THE SECRET OF POWERFUL AND TRANSFORMING LEADERSHIP

Donald Broadbent from the cognitive school of psychology actually believes that our traditional understanding of leadership can be significantly enhanced by looking at leadership through the lens of a cognitivist. Looking through this lens he says, “We will see that leadership is a transaction that occurs within and between the minds of leaders and followers. A leader is an individual who discerns a story, or myth – a mental representation – that significantly affects the thoughts, behaviours and feelings of a large number of people termed followers. Since followers invariably know many stories, a leader will only be effective if his or her story is powerful; if it can compete successfully for influence with already prevalent stories.”

The most powerful stories turn out – surprise, surprise – to be the ones about identity; stories that help individuals discover where they are coming from, and where they are, or should be headed. A crucial element in the effectiveness of a story hinges on whether a leader embodies the story; whether their own actions, values, and way of life reinforces the themes of the story that they relate.
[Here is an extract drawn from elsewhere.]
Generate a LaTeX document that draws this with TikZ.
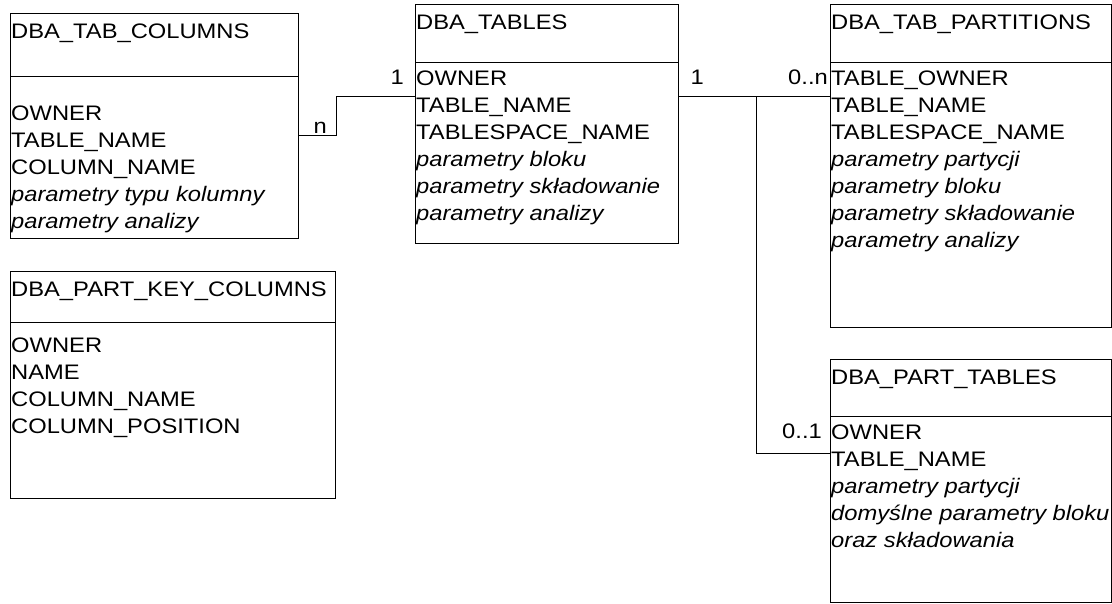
\documentclass[tikz,border=0pt]{standalone}
\usepackage{fontspec}
\setmainfont{Liberation Sans}[FakeStretch=1.13]
\begin{document}
\begin{tikzpicture}[x=1pt,y=-1pt,
  tbl/.style={draw=black, line width=1pt, fill=white, rectangle, inner sep=0pt, anchor=north west},
  txt/.style={anchor=base west, inner sep=0pt, font=\fontsize{21}{27}\selectfont, text=black},
  itx/.style={txt, font=\fontsize{21}{27}\selectfont\itshape},
  lbl/.style={anchor=base east, inner sep=0pt, font=\fontsize{21}{27}\selectfont, text=black},
  conn/.style={draw=black, line width=1pt}]
\useasboundingbox (0,0) rectangle (1112,603);
\begin{scope}
\clip (0,0) rectangle (1112,603);
% ---- DBA_TAB_COLUMNS
\node[tbl, minimum width=288pt, minimum height=225pt] (b1) at (10,13) {};
\draw[conn] (b1.west |- 0,76) -- (b1.east |- 0,76);
\node[txt] (b1t) at (11,38) {DBA\_TAB\_COLUMNS};
\node[txt] (b1a) at (11,120) {OWNER};
\node[txt] (b1b) at (11,147) {TABLE\_NAME};
\node[txt] (b1c) at (11,174) {COLUMN\_NAME};
\node[itx] (b1d) at (11,201) {parametry typu kolumny};
\node[itx] (b1e) at (11,228) {parametry analizy};
% ---- DBA_TABLES
\node[tbl, minimum width=263pt, minimum height=239pt] (b2) at (415,4) {};
\draw[conn] (b2.west |- 0,62) -- (b2.east |- 0,62);
\node[txt] (b2t) at (416,29) {DBA\_TABLES};
\node[txt] (b2a) at (416,85) {OWNER};
\node[txt] (b2b) at (416,112) {TABLE\_NAME};
\node[txt] (b2c) at (416,139) {TABLESPACE\_NAME};
\node[itx] (b2d) at (416,166) {parametry bloku};
\node[itx] (b2e) at (416,193) {parametry składowanie};
\node[itx] (b2f) at (416,220) {parametry analizy};
% ---- DBA_TAB_PARTITIONS
\node[tbl, minimum width=281pt, minimum height=323pt] (b3) at (830,4) {};
\draw[conn] (b3.west |- 0,62) -- (b3.east |- 0,62);
\node[txt] (b3t) at (831,29) {DBA\_TAB\_PARTITIONS};
\node[txt] (b3a) at (831,85) {TABLE\_OWNER};
\node[txt] (b3b) at (831,112) {TABLE\_NAME};
\node[txt] (b3c) at (831,139) {TABLESPACE\_NAME};
\node[itx] (b3d) at (831,166) {parametry partycji};
\node[itx] (b3e) at (831,193) {parametry bloku};
\node[itx] (b3f) at (831,220) {parametry składowanie};
\node[itx] (b3g) at (831,247) {parametry analizy};
% ---- DBA_PART_KEY_COLUMNS
\node[tbl, minimum width=325pt, minimum height=227pt] (b4) at (10,271) {};
\draw[conn] (b4.west |- 0,322) -- (b4.east |- 0,322);
\node[txt] (b4t) at (11,296) {DBA\_PART\_KEY\_COLUMNS};
\node[txt] (b4a) at (11,352) {OWNER};
\node[txt] (b4b) at (11,379) {NAME};
\node[txt] (b4c) at (11,406) {COLUMN\_NAME};
\node[txt] (b4d) at (11,433) {COLUMN\_POSITION};
% ---- DBA_PART_TABLES
\node[tbl, minimum width=281pt, minimum height=243pt] (b5) at (830,359) {};
\draw[conn] (b5.west |- 0,416) -- (b5.east |- 0,416);
\node[txt] (b5t) at (831,384) {DBA\_PART\_TABLES};
\node[txt] (b5a) at (831,439) {OWNER};
\node[txt] (b5b) at (831,466) {TABLE\_NAME};
\node[itx] (b5c) at (831,493) {parametry partycji};
\node[itx] (b5d) at (831,520) {domyślne parametry bloku};
\node[itx] (b5e) at (831,547) {oraz składowania};
% ---- connectors
\coordinate (k1) at (336,96);
\draw[conn] (b1.east |- 0,135) -| (k1) -- (b2.west |- k1);
\coordinate (j1) at (756,96);
\draw[conn] (b2.east |- j1) -- (b3.west |- j1);
\draw[conn] (j1) |- (b5.west |- 0,453);
% ---- labels
\node[lbl] (l1) at (404,84) {1};
\node[lbl] (ln) at (327,133) {n};
\node[lbl] (l2) at (704,84) {1};
\node[lbl] (l0n) at (828,84) {0..n};
\node[lbl] (l01) at (822,438) {0..1};
\end{scope}
\end{tikzpicture}
\end{document}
The power of the right narrative to bring us to integration

In his book Re-Wired: Exploring Religious Conversion Paul Markham said, “Simply stated it seems becoming a Christian is the process of naturalisation into a narrative tradition which is, and is being shaped by the story of Jesus.”

It was Tertullian in the first century who said “The soul of man is naturally Christian.” He didn’t mean naturally virtuous, but have you noticed that everybody wants to look Christian, usually without paying the price of actually being Christian? (see early section of this chapter.)

A case could be put many of the other religions are redefining the presentation of their ethos to make them look more Christian. Tertullian was indicating that the deepest yearnings for what we would really like to look like and to be, if we felt we could sustain it, appear very much like Jesus. Maybe this is what lies behind the meaning of the words of John in his gospel when he said “Christ is the light which illuminates every man who comes in to the world.” Maybe it is why people like Mother Theresa have had so much impact!

Carl Jung finds another life key

Carl Jung wrote,“The historic figure we know as Jesus Christ is in fact the highest and most profound archetype that brought life to any spiritually hungry soul that identified with him.” That identification included names like Francis of Assisi of Italy, King Wenceslas of Czechoslovakia, Patrick of Ireland, Basil of Caesarea, Martin Luther of Germany, and John Wesley of England – to name a few. These people rose beyond the institutions of their day to bring spiritual insight and a social architecture that invited tens of thousands into a new and integrated, spiritually inspired, style of life.

The identification that shaped Western culture

There are those whose identification with Christ have shaped our culture – authors like Dickens, Tolstoy, and Dostoevsky. Others whose identification with Christ shaped the genius of their creative output include names from Vincent van Gogh to the great Michelangelo, or musical geniuses like Bach or Handel, and countless poets from Gerard Manley Hopkins to William Cowper to Milton.

Our culture has been illuminated by the enlightened spirits of those who not only identified with Christ but felt they had a love relationship with him. Who can estimate the impact of the nineteenth century reformers like Wilberforce, Lord Shaftesbury, Elizabeth Fry, Florence Nightingale and Keir Hardy all of whom confronted power structures and transformed them? More recently we have Martin Luther King Jr., Desmond Tutu, Nelson Mandella, Dom Helda Camara and Mother Teresa.

The source of all that is uplifting and sweet in our society

Professor Edwin Judge of Macquarie University, Sydney, Australia, believed anything sweet or humanising in a culture was, on closer scrutiny, always produced by somebody who identified with Jesus of Nazareth. In my own country Australia, we have Simpson and his donkey. He is our most significant military hero yet probably never fired a shot in anger. He was an ordinary man who laid down his life for his friends.There is a part of us that is always looking around for a narrative, a story that we can identify with that reminds us of who we are meant to be.

The need of prophet mythmakers for social progress

The prophet mythmaker is one who tells us what we can become together, and gives us a vision of our life purpose in the future we are meant to create. He brings us the story that lifts and bonds us, and saves us from self interest. Some stories and life responses are durable. They have lasted, not because of their historicity or proven scientific veracity, but because deep within the heart of humankind there is a recognition of the highest self residing waiting to be born.

In some spiritually alert people there is a heightened sense of the mystery behind all things, something that is being confirmed at all levels of human experience. Geoffrey Satinover, a practicing psychiatrist, studying for his doctorate in physics said, “I believe the discoveries that are at the heart of physics will make people aware of the fact (not just aware, it will make it second nature to them in the way materialism is second nature now ) that the entire physical universe is permeated at every level with a mystery that is fundamentally theological in nature.”